La tyrannie des aigris

Les temps sont durs pour l'ironie, déplore Le Point :

«Notre société semble de plus en plus vivre selon l'humeur des pisse-froid, aigris, dogmatiques, étriqués, coincés du cul, intégristes, peine-à-jouir, rabat-joie, tristes sires, mauvais bougres, casse-bonbons, fâcheux, emmerdeurs… Avant d'ouvrir la bouche, de tapoter sur son clavier ou de saisir sa plume, il faut veiller à ménager tous ces esprits aigres et revendicatifs. … Ironiser, c'est risquer de blesser. L'ironie est la signature de l'ambiguïté. Avancer ainsi, en prêchant le faux, révèle de mauvaises pensées cachées. Les 'micro-agressés' de notre temps exigent que leur inclination à se choquer dicte ce qu'il est permis de dire, et la manière de le dire.

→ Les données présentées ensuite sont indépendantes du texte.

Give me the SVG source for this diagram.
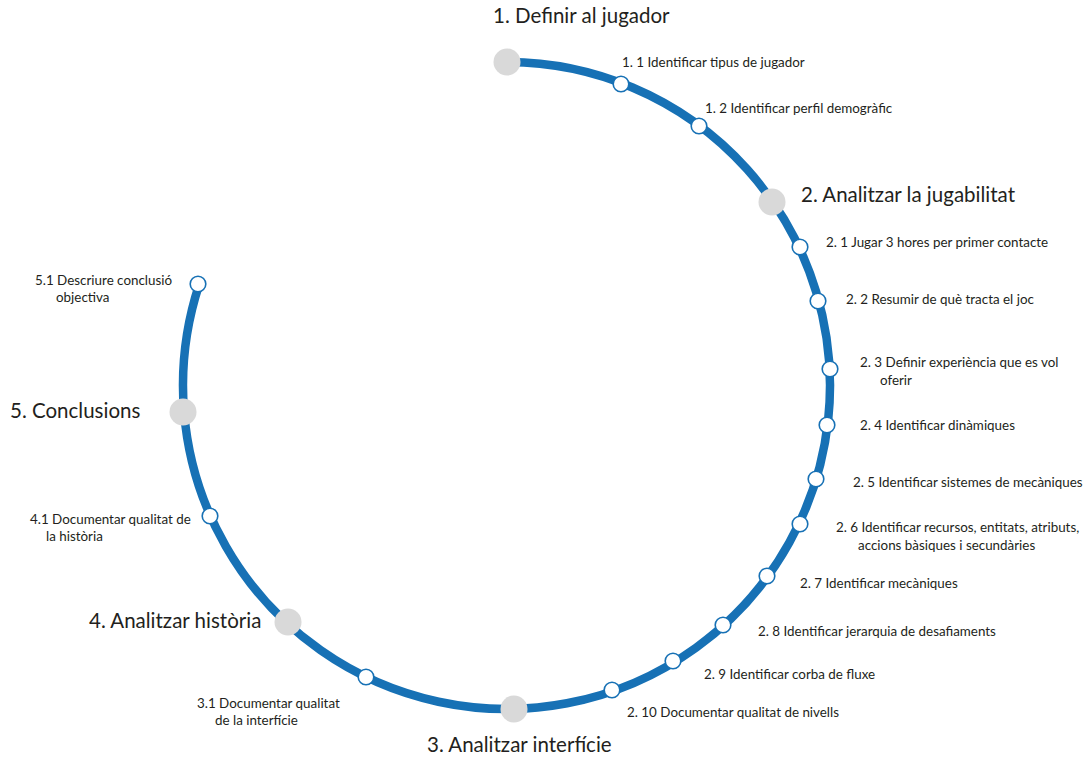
<svg xmlns="http://www.w3.org/2000/svg" width="1089" height="762" viewBox="0 0 1089 762">
<style>
.arc{fill:none;stroke:#1771b5;stroke-width:8.5}
.big{fill:#d9d9d9}
.sm{fill:#fff;stroke:#1771b5;stroke-width:1.6}
text{font-family:Lato,"Open Sans","Liberation Sans",sans-serif;fill:#231f20}
.h{font-size:20.5px}
.s{font-size:13.4px}
</style>
<rect width="1089" height="762" fill="#fff"/>
<g id="connectors">
<path class="arc" d="M 506.5 62 A 323.5 323.5 0 1 1 199.2 284.4"/>
</g>
<g id="n1"><circle class="big" cx="507" cy="62" r="13.5"/><text class="h" x="493" y="23">1. Definir al jugador</text></g>
<g id="n11"><circle class="sm" cx="621" cy="84" r="7.8"/><text class="s" x="622" y="67">1. 1 Identificar tipus de jugador</text></g>
<g id="n12"><circle class="sm" cx="699" cy="126" r="7.8"/><text class="s" x="705" y="113">1. 2 Identificar perfil demogràfic</text></g>
<g id="n2"><circle class="big" cx="772" cy="202" r="13.5"/><text class="h" x="801" y="202">2. Analitzar la jugabilitat</text></g>
<g id="n21"><circle class="sm" cx="800" cy="247" r="7.8"/><text class="s" x="826" y="247">2. 1 Jugar 3 hores per primer contacte</text></g>
<g id="n22"><circle class="sm" cx="818" cy="301" r="7.8"/><text class="s" x="846" y="304">2. 2 Resumir de què tracta el joc</text></g>
<g id="n23"><circle class="sm" cx="830" cy="369" r="7.8"/><text class="s" x="860" y="367">2. 3 Definir experiència que es vol</text><text class="s" x="880" y="385">oferir</text></g>
<g id="n24"><circle class="sm" cx="827" cy="425" r="7.8"/><text class="s" x="860" y="430">2. 4 Identificar dinàmiques</text></g>
<g id="n25"><circle class="sm" cx="816" cy="479" r="7.8"/><text class="s" x="853" y="487">2. 5 Identificar sistemes de mecàniques</text></g>
<g id="n26"><circle class="sm" cx="800" cy="524" r="7.8"/><text class="s" x="836" y="532">2. 6 Identificar recursos, entitats, atributs,</text><text class="s" x="858" y="550">accions bàsiques i secundàries</text></g>
<g id="n27"><circle class="sm" cx="767" cy="576" r="7.8"/><text class="s" x="800" y="588">2. 7 Identificar mecàniques</text></g>
<g id="n28"><circle class="sm" cx="723" cy="625" r="7.8"/><text class="s" x="758" y="636">2. 8 Identificar jerarquia de desafiaments</text></g>
<g id="n29"><circle class="sm" cx="673" cy="661" r="7.8"/><text class="s" x="704" y="679">2. 9 Identificar corba de fluxe</text></g>
<g id="n210"><circle class="sm" cx="612" cy="690" r="7.8"/><text class="s" x="627" y="717">2. 10 Documentar qualitat de nivells</text></g>
<g id="n3"><circle class="big" cx="514" cy="709" r="13.5"/><text class="h" x="427" y="752">3. Analitzar interfície</text></g>
<g id="n31"><circle class="sm" cx="366" cy="677" r="7.8"/><text class="s" x="197" y="708">3.1 Documentar qualitat</text><text class="s" x="215" y="725">de la interfície</text></g>
<g id="n4"><circle class="big" cx="288" cy="622" r="13.5"/><text class="h" x="89" y="628">4. Analitzar història</text></g>
<g id="n41"><circle class="sm" cx="210" cy="516" r="7.8"/><text class="s" x="30" y="524">4.1 Documentar qualitat de</text><text class="s" x="46" y="541">la història</text></g>
<g id="n5"><circle class="big" cx="183" cy="412" r="13.5"/><text class="h" x="10" y="418">5. Conclusions</text></g>
<g id="n51"><circle class="sm" cx="198" cy="284" r="7.8"/><text class="s" x="35" y="285">5.1 Descriure conclusió</text><text class="s" x="56" y="302">objectiva</text></g>
</svg>
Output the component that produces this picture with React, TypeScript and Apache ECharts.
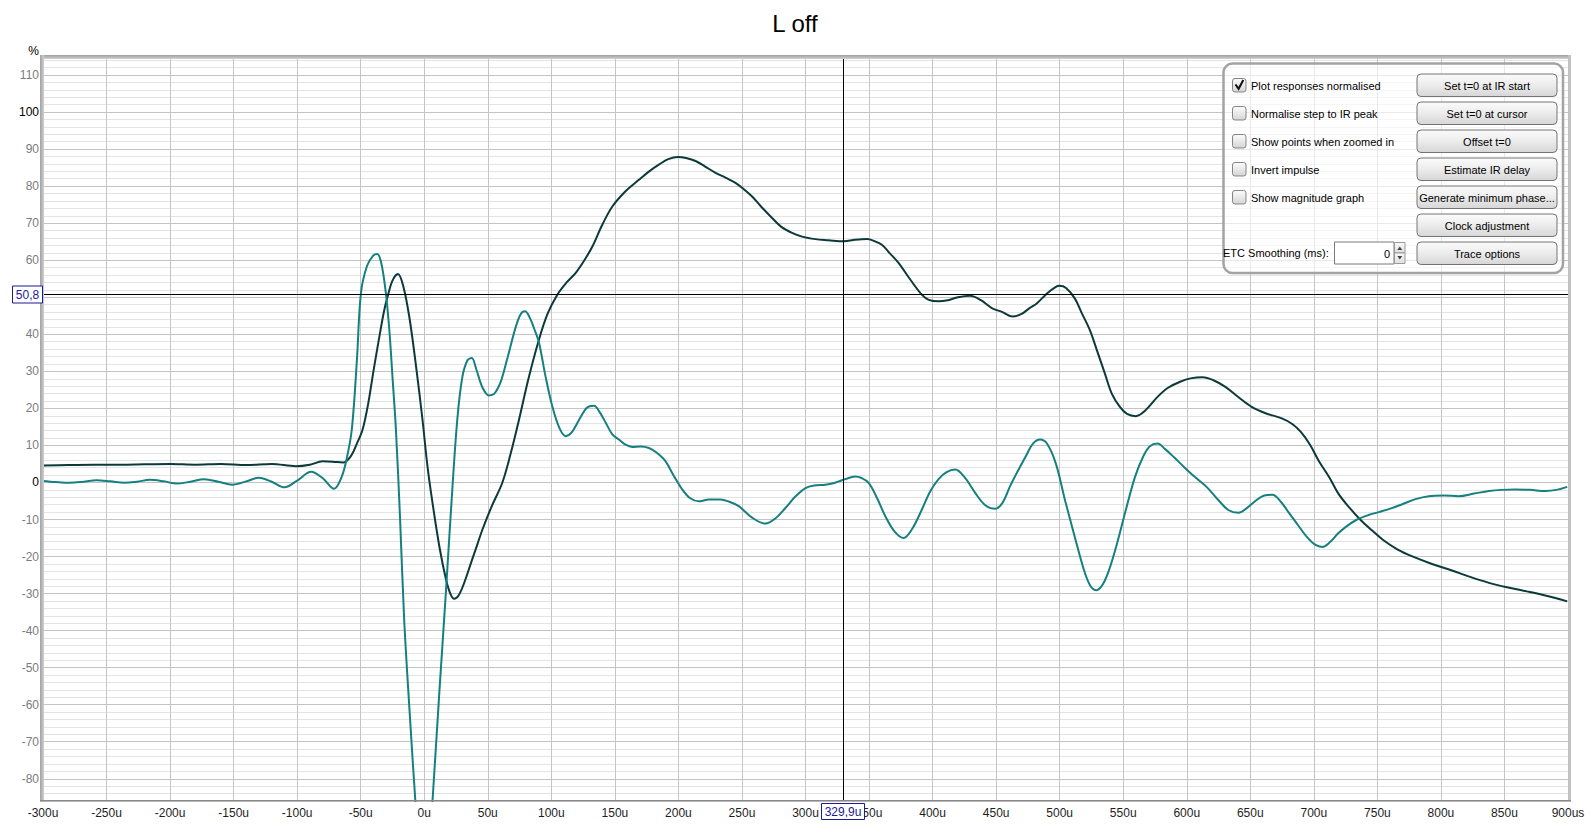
import React, { useEffect, useRef } from "react";
import * as echarts from "echarts";

const TITLE = "L off";
const Y_UNIT = "%";
const X_MIN = -300;
const X_MAX = 900;
const X_STEP = 50;
const Y_MIN = -86;
const Y_MAX = 114.6;
const Y_STEP = 2;
const Y_LABEL_STEP = 10;
const Y_STRONG_LABELS = [0, 100];
const CURSOR_TIME = 329.9;
const CURSOR_VALUE = 50.8;
const CURSOR_TIME_LABEL = "329,9u";
const CURSOR_VALUE_LABEL = "50,8";

// Impulse response (teal)
const impulseTimes = [
  -300, -290, -279, -268, -258, -247, -236, -226, -216, -205, -195, -184, -173, -162, -151, -140, -130, -120, -110, -100,
  -89, -80, -71, -65, -61, -57, -53, -49.8, -45, -40, -37, -34, -30.5, -27.5, -25, -22.3, -19, -15.8, -11.5, -7,
  -3, 0, 3, 6.5, 12, 17, 21.5, 26, 30, 34, 37.4, 41, 46, 51, 55, 60, 65, 72, 76, 79.3,
  83, 86.5, 90.3, 95.5, 100.8, 106, 111.3, 116, 122, 128, 133.6, 138, 143, 148, 153.2, 158, 163.7, 170, 176.8, 183,
  189.9, 196, 203, 209, 216, 224, 233, 240, 247.5, 258, 268.5, 276, 284.2, 292, 300, 307, 315.6, 322, 328.7, 334,
  339.2, 344, 349.7, 356, 362.8, 370, 377.2, 384, 391.6, 398, 404.7, 411, 417.8, 425, 433.5, 441, 449.2, 455, 461, 467.4,
  474, 479, 484.6, 490, 497, 504, 511.9, 519, 524, 529, 534, 539, 544.4, 552, 559.3, 566, 571, 577, 583, 590,
  597.8, 606, 615.6, 625, 633, 640.7, 647, 654, 661, 667.4, 674, 680, 686.7, 694, 701, 706.8, 713, 719, 725.2, 733,
  743, 751, 760.7, 770, 780, 790.4, 802, 814, 826, 837.8, 848, 858.5, 870, 882.2, 891, 899.4,
];
const impulseValues = [
  0.4, 0.1, -0.1, 0.2, 0.6, 0.3, -0.1, 0.2, 0.7, 0.3, -0.3, 0.2, 0.9, 0.2, -0.6, 0.3, 1.3, 0.2, -1.3, 0.5,
  2.9, 1.2, -1.7, 1.5, 6.5, 14.3, 33, 51.2, 58.5, 61.3, 61.7, 59.5, 52, 41.3, 28.5, 14.3, -10, -37, -62, -86,
  -105, -110, -104, -86, -56, -29.8, -5, 17, 28.5, 33, 33.6, 30.5, 25.5, 23.5, 23.9, 27, 33, 42, 45.5, 46.2,
  44.5, 41.5, 37.7, 28.5, 20.5, 15, 12.5, 13.5, 17, 20.2, 20.7, 19, 16, 13, 11.6, 10.3, 9.6, 9.7, 9.3, 8,
  5.7, 2, -1.9, -4.2, -5.1, -4.6, -4.6, -5.2, -6.4, -9.5, -11.1, -9.8, -6.9, -3.8, -1.5, -0.8, -0.6, -0.2, 0.6, 1.2,
  1.6, 1.2, -0.1, -4, -9.1, -13.2, -15, -12.5, -7.3, -2.5, 0.9, 2.8, 3.5, 1.5, -2.8, -6, -7.1, -5.5, -1, 3.3,
  7.5, 10.5, 11.6, 10.5, 5.1, -4.5, -14.7, -23.5, -27.8, -29.1, -27.5, -23.5, -17.4, -7.5, 1.5, 7.2, 9.8, 10.5, 9, 6.8,
  4.2, 1.6, -1.2, -4.8, -7.5, -8.2, -7, -5, -3.5, -3.3, -5.2, -8, -11.1, -14.5, -16.8, -17.4, -16, -13.8, -12, -10.2,
  -8.8, -8, -7, -5.8, -4.5, -3.7, -3.5, -3.7, -3, -2.3, -2, -1.9, -2, -2.3, -2, -1.2,
];

// Step response (dark)
const stepTimes = [
  -300, -280, -260, -240, -220, -200, -180, -160, -140, -120, -101, -90, -80, -72, -64, -58, -53, -48.5, -44, -40,
  -35, -31.5, -28.8, -25, -20.7, -16.5, -11.8, -6.5, -1.4, 2.5, 6.5, 12, 17, 20.5, 23.5, 27, 31, 37, 42, 45.8,
  53, 61.5, 68, 74.6, 82, 90.3, 97, 104.7, 112, 119.2, 126, 132.3, 140, 148, 158, 168.9, 177, 184.6, 192, 199.8,
  206, 213.5, 221, 229.2, 237, 244.9, 251, 258, 265, 273.7, 281, 289.4, 298, 307.8, 318, 330, 339, 348.4, 354, 360.1,
  366, 373.2, 382, 391.5, 397, 404.5, 412, 420, 429.6, 438, 446.6, 455, 463, 470, 476, 482.2, 490, 497, 500, 505,
  511.9, 517, 523.7, 529, 535.6, 541, 547.4, 553, 559.9, 567, 577, 585, 594.8, 603, 612.6, 621, 630.4, 640, 651.1, 662,
  674.8, 683, 689.6, 697, 704.4, 712, 719.3, 728, 737, 746, 754.8, 766, 778.5, 793, 808.1, 823, 837.8, 852, 867.4, 883,
  899.4,
];
const stepValues = [
  4.6, 4.7, 4.8, 4.8, 4.9, 5.0, 4.8, 5.0, 4.7, 5.0, 4.4, 4.8, 5.7, 5.6, 5.4, 7, 10.5, 14.3, 21.5, 30,
  40, 46.5, 50.2, 54.5, 56.3, 53, 44.8, 31.5, 17, 4.5, -5.5, -17.5, -26, -30, -31.4, -30.5, -27.5, -21.5, -16.5, -12.7,
  -6.5, 0, 7.8, 17, 28, 38.6, 45.5, 50.7, 54, 56.6, 60, 63.7, 69.5, 74.5, 78.5, 81.7, 84, 85.8, 87.3, 87.9,
  87.6, 86.8, 85.3, 83.6, 82.3, 80.9, 79.3, 77.2, 74.5, 71.4, 69, 67.4, 66.3, 65.7, 65.4, 65.1, 65.5, 65.7, 65.2, 64.2,
  62, 59.3, 55, 50.7, 49.3, 48.9, 49.2, 50, 50.4, 49.2, 47.1, 46, 44.8, 45.5, 47, 48.4, 51, 52.8, 53.1, 52.5,
  49.7, 46, 41.2, 36, 29.4, 24, 20.4, 18.5, 17.9, 19.3, 23.1, 25.5, 27.2, 28.1, 28.4, 27.6, 25.8, 23.2, 20.4, 18.7,
  17.3, 15.8, 13.7, 10.2, 5.5, 1.5, -3, -6.8, -10.2, -13, -15.6, -18.1, -20.1, -22, -23.7, -25.5, -27.1, -28.3, -29.4, -30.6,
  -32.1,
];

const checkboxLabels = [
  "Plot responses normalised",
  "Normalise step to IR peak",
  "Show points when zoomed in",
  "Invert impulse",
  "Show magnitude graph",
];
const checkboxChecked = [true, false, false, false, false];
const buttonLabels = [
  "Set t=0 at IR start",
  "Set t=0 at cursor",
  "Offset t=0",
  "Estimate IR delay",
  "Generate minimum phase...",
  "Clock adjustment",
  "Trace options",
];
const smoothingLabel = "ETC Smoothing (ms):";
const smoothingValue = "0";

const FONT = '"Liberation Sans", Arial, sans-serif';
const TEAL = "#15807f";
const DARK = "#0c3a3a";

function vGrad(stops: [number, string][]) {
  return new echarts.graphic.LinearGradient(0, 0, 0, 1, stops.map(([offset, color]) => ({ offset, color })));
}
function hGrad(stops: [number, string][]) {
  return new echarts.graphic.LinearGradient(0, 0, 1, 0, stops.map(([offset, color]) => ({ offset, color })));
}

function txt(text: string, x: number, y: number, size: number, fill: string, align = "left") {
  return {
    type: "text",
    z: 30,
    silent: true,
    style: { text, x, y, fill, font: `${size}px ${FONT}`, textAlign: align, textVerticalAlign: "middle" },
  };
}

export default function App() {
  const ref = useRef<HTMLDivElement>(null);
  useEffect(() => {
    document.body.style.margin = "0";
    const el = ref.current as HTMLDivElement;
    const chart = echarts.init(el, null, { renderer: "svg" });

    const impulse = impulseTimes.map((t, i) => [t, impulseValues[i]]);
    const step = stepTimes.map((t, i) => [t, stepValues[i]]);

    const minor = "#e4e4e4";
    const major = "#c4c4c4";
    const cycle = Y_LABEL_STEP / Y_STEP;
    const yColors: string[] = [];
    for (let i = 0; i < cycle; i++) {
      const v = Y_MIN + i * Y_STEP;
      yColors.push(((v % Y_LABEL_STEP) + Y_LABEL_STEP) % Y_LABEL_STEP === 0 ? major : minor);
    }

    chart.setOption({
      animation: false,
      grid: { left: 43, right: 22, top: 58, bottom: 24, containLabel: false },
      xAxis: {
        type: "value",
        min: X_MIN,
        max: X_MAX,
        interval: X_STEP,
        axisLine: { show: false },
        axisTick: { show: false },
        splitLine: { show: true, lineStyle: { color: "#c6c6c6", width: 1 } },
        axisLabel: {
          margin: 6,
          fontSize: 12,
          fontFamily: FONT,
          color: "#1e1e1e",
          showMinLabel: true,
          showMaxLabel: true,
          formatter: (v: number) => (v === X_MAX ? `${v}us` : `${v}u`),
        },
      },
      yAxis: {
        type: "value",
        min: Y_MIN,
        max: Y_MAX,
        interval: Y_STEP,
        axisLine: { show: false },
        axisTick: { show: false },
        splitLine: { show: true, lineStyle: { color: yColors, width: 1 } },
        axisLabel: {
          margin: 4,
          fontSize: 12,
          fontFamily: FONT,
          // the label under the cursor read-out box is hidden, as in the reference
          formatter: (v: number) =>
            Math.abs(v % Y_LABEL_STEP) < 1e-6 && Math.abs(v - CURSOR_VALUE) > 3 ? String(v) : "",
          color: (v: any) => (Y_STRONG_LABELS.includes(Number(v)) ? "#000000" : "#7c7c7c"),
        },
      },
      series: [
        {
          name: "Step",
          type: "line",
          data: step,
          showSymbol: false,
          smooth: 0.35,
          lineStyle: { color: DARK, width: 2 },
          itemStyle: { color: DARK },
          silent: true,
        },
        {
          name: "Impulse",
          type: "line",
          data: impulse,
          showSymbol: false,
          smooth: 0.35,
          lineStyle: { color: TEAL, width: 2 },
          itemStyle: { color: TEAL },
          silent: true,
          markLine: {
            silent: true,
            symbol: ["none", "none"],
            label: { show: false },
            lineStyle: { color: "#000", width: 1, type: "solid" },
            data: [{ xAxis: CURSOR_TIME }, { yAxis: CURSOR_VALUE }],
          },
        },
      ],
    });

    const cx = chart.convertToPixel({ xAxisIndex: 0 }, CURSOR_TIME) as number;
    const cy = chart.convertToPixel({ yAxisIndex: 0 }, CURSOR_VALUE) as number;

    const g: any[] = [];
    // Title and unit
    g.push(txt(TITLE, 795, 23.5, 24, "#000", "center"));
    g.push(txt(Y_UNIT, 33.5, 50.5, 12, "#000", "center"));

    // Frame
    g.push({ type: "rect", z: 20, silent: true, shape: { x: 40, y: 55, width: 1531, height: 4 }, style: { fill: vGrad([[0, "#9e9e9e"], [1, "#d2d2d2"]]) } });
    g.push({ type: "rect", z: 20, silent: true, shape: { x: 40, y: 55, width: 4, height: 746.5 }, style: { fill: hGrad([[0, "#a2a2a2"], [1, "#d0d0d0"]]) } });
    g.push({ type: "rect", z: 20, silent: true, shape: { x: 1568, y: 55, width: 3, height: 746.5 }, style: { fill: "#c2c2c2" } });
    g.push({ type: "rect", z: 20, silent: true, shape: { x: 40, y: 800, width: 1531, height: 1.5 }, style: { fill: "#8a8a8a" } });

    // Cursor labels
    g.push({ type: "rect", z: 25, silent: true, shape: { x: 12.5, y: Math.round(cy) - 8, width: 30, height: 17 }, style: { fill: "#fff", stroke: "#1b1b98", lineWidth: 1 } });
    g.push(txt(CURSOR_VALUE_LABEL, 27.5, Math.round(cy) + 0.5, 12, "#1b1b98", "center"));
    g.push({ type: "rect", z: 25, silent: true, shape: { x: Math.round(cx) - 21.5, y: 803.5, width: 43, height: 16 }, style: { fill: "#fff", stroke: "#1b1b98", lineWidth: 1 } });
    g.push(txt(CURSOR_TIME_LABEL, Math.round(cx), 812, 12, "#1b1b98", "center"));

    // Control panel
    g.push({ type: "rect", z: 20, silent: true, shape: { x: 1223.5, y: 63.5, width: 339.5, height: 209.5, r: 9 }, style: { fill: "rgba(255,255,255,0.62)", stroke: "#a3a3a3", lineWidth: 2.5 } });
    const rows = [85, 113, 141, 169, 197, 225, 253];
    checkboxLabels.forEach((label, i) => {
      const r = rows[i];
      g.push({ type: "rect", z: 25, silent: true, shape: { x: 1232.5, y: r - 6.5, width: 13.5, height: 13.5, r: 2.5 }, style: { fill: vGrad([[0, "#fdfdfd"], [1, "#d4d4d4"]]), stroke: "#858585", lineWidth: 1 } });
      if (checkboxChecked[i]) {
        g.push({ type: "polyline", z: 26, silent: true, shape: { points: [[1235.5, r - 0.5], [1238.6, r + 3.8], [1243.3, r - 5]] }, style: { stroke: "#111", lineWidth: 2, fill: "none" } });
      }
      g.push(txt(label, 1251, r + 0.5, 11, "#000", "left"));
    });
    buttonLabels.forEach((label, i) => {
      const r = rows[i];
      g.push({ type: "rect", z: 25, silent: true, shape: { x: 1417, y: r - 11, width: 140, height: 22.5, r: 4 }, style: { fill: vGrad([[0, "#fbfbfb"], [0.5, "#ececec"], [1, "#d6d6d6"]]), stroke: "#747474", lineWidth: 1 } });
      g.push(txt(label, 1487, r + 0.5, 11, "#000", "center"));
    });
    g.push(txt(smoothingLabel, 1223, 253, 11, "#000", "left"));
    g.push({ type: "rect", z: 25, silent: true, shape: { x: 1334.5, y: 242, width: 59.5, height: 22 }, style: { fill: "#fff", stroke: "#7a7a7a", lineWidth: 1 } });
    g.push(txt(smoothingValue, 1390, 253.5, 11, "#000", "right"));
    g.push({ type: "rect", z: 25, silent: true, shape: { x: 1394.5, y: 242.5, width: 10.5, height: 10.5 }, style: { fill: vGrad([[0, "#fafafa"], [1, "#dedede"]]), stroke: "#9a9a9a", lineWidth: 1 } });
    g.push({ type: "rect", z: 25, silent: true, shape: { x: 1394.5, y: 253, width: 10.5, height: 10.5 }, style: { fill: vGrad([[0, "#fafafa"], [1, "#dedede"]]), stroke: "#9a9a9a", lineWidth: 1 } });
    g.push({ type: "polygon", z: 26, silent: true, shape: { points: [[1397.3, 250], [1402.3, 250], [1399.8, 246.5]] }, style: { fill: "#444" } });
    g.push({ type: "polygon", z: 26, silent: true, shape: { points: [[1397.3, 256], [1402.3, 256], [1399.8, 259.5]] }, style: { fill: "#444" } });

    chart.setOption({ graphic: g });

    return () => {
      chart.dispose();
    };
  }, []);

  return <div ref={ref} style={{ width: 1590, height: 825 }} />;
}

Ils aspirent à un monde binaire, partagé entre offensés et offenseurs.»

Libération (FR) /

Un manque de sens des responsabilités

Dans Libération, le politologue Jean-Yves Pranchère réfute vigoureusement les accusations de "cancel culture" en l'occurrence :

«Quand un dessinateur démissionne parce qu'il ne supporte pas d'être critiqué, et qu'on le présente comme une victime de la 'censure', ce n'est pas la liberté d'expression qui est ­défendue. Ce qui s'exprime est bien plutôt le droit de dire n'importe quoi n'importe où et n'importe quand, sans jamais accepter le fait élémentaire que certaines positions de pouvoir (par exemple celle de dessinateur au Monde) impliquent des responsabilités, et que la possibilité de commettre des erreurs s'accompagne de la possibilité de s'excuser. Le 'scandale' du moment est typique d'une culture de l'irresponsabilité. Aucun journal n'est tenu d'embrasser cette culture.»